The world most of us have constructed around ourselves offers a wealth of superficial excitement, but not so much profound excitement. To some, the superficial road is more attractive and appears to offer more opportunities. They find, as many of my clients have who chase after a brief thrill, that’s not the solution. When you choose momentary superficial excitement, the moment soon becomes boring and disappointing. The moment soon leaves you bereft of support, care, or even pleasure.

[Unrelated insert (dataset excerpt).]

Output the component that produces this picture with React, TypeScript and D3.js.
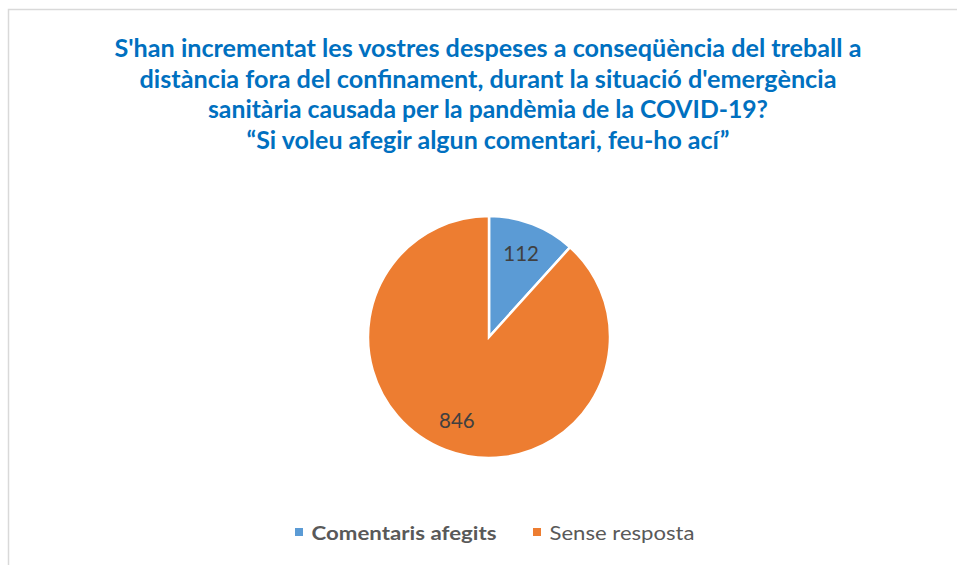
import * as d3 from "d3";

// data
const categories = ["Comentaris afegits", "Sense resposta"];
const values = [112, 846];
const colors = ["#5B9BD5", "#ED7D31"];

const titleLines = [
  "S'han incrementat les vostres despeses a conseqüència del treball a",
  "distància fora del confinament, durant la situació d'emergència",
  "sanitària causada per la pandèmia de la COVID-19?",
  "\u201CSi voleu afegir algun comentari, feu-ho ací\u201D",
];
const titleWidths = [747, 697, 560, 483];

const width = 957;
const height = 565;
const cx = 489;
const cy = 337;
const radius = 121;

export default function App() {
  const pie = d3
    .pie<number>()
    .sort(null)
    .startAngle(0)
    .endAngle(2 * Math.PI);
  const arcs = pie(values);
  const arc = d3.arc<d3.PieArcDatum<number>>().innerRadius(0).outerRadius(radius);
  const labelArc = d3
    .arc<d3.PieArcDatum<number>>()
    .innerRadius(radius * 0.74)
    .outerRadius(radius * 0.74);

  const legendX = d3.scaleOrdinal<string, number>().domain(categories).range([295, 533]);
  const legendW = [185, 145];

  return (
    <svg
      width={width}
      height={height}
      style={{ position: "absolute", left: 0, top: 0, background: "#fff" }}
      fontFamily="Lato, 'Open Sans', sans-serif"
    >
      <rect x={8.5} y={9.5} width={980} height={600} fill="#fff" stroke="#d9d9d9" strokeWidth={1.5} />

      <g fill="#0070C0" fontWeight="bold" fontSize={24.5} textAnchor="middle">
        {titleLines.map((t, i) => (
          <text
            key={i}
            x={488}
            y={57 + i * 30.5}
            textLength={titleWidths[i]}
            lengthAdjust="spacingAndGlyphs"
          >
            {t}
          </text>
        ))}
      </g>

      <g transform={`translate(${cx},${cy})`}>
        {arcs.map((a, i) => (
          <path key={i} d={arc(a) ?? ""} fill={colors[i]} stroke="#fff" strokeWidth={2.5} />
        ))}
        {arcs.map((a, i) => {
          const [lx, ly] = labelArc.centroid(a);
          return (
            <text
              key={i}
              x={lx}
              y={ly}
              dy="0.35em"
              textAnchor="middle"
              fontSize={20.5}
              fill="#404040"
            >
              {values[i]}
            </text>
          );
        })}
      </g>

      <g>
        {categories.map((c, i) => (
          <g key={c}>
            <rect x={legendX(c)} y={528} width={8} height={8} fill={colors[i]} />
            <text
              x={legendX(c) + 16.5}
              y={540}
              fontSize={19.5}
              fill="#595959"
              fontWeight={i === 0 ? "bold" : "normal"}
              textLength={legendW[i]}
              lengthAdjust="spacingAndGlyphs"
            >
              {c}
            </text>
          </g>
        ))}
      </g>
    </svg>
  );
}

I am not going to deny the importance of tempestuous, exciting experiences. They can be so very enjoyable. I’m also not going to try and hide from you that there is always a trade-off between superficial excitement and romantic depth. Interestingly, it isn’t a trade-off between intense excitement and the absence of excitement. Instead, your choice is between sporadic, brief states of shallow, superficial excitement and an ongoing experience of deep and profound excitement.

We are all living longer and our society allows us both the time and opportunity for an over-abundance of superficial exciting experiences. The value of deeply profound, calm excitement has increased considerably and yet is almost completely ignored in popular culture today.

To be happier, we really don’t require extra superficially exciting experiences. Instead, we need the ability to build, maintain, and enhance deeply profound calm excitement. In many circumstances, as did our grandparents before us, we should consider mindfully selecting profundity and recognize calmness as the newest of romantic excitements.


How are you feeling about the romance in your life?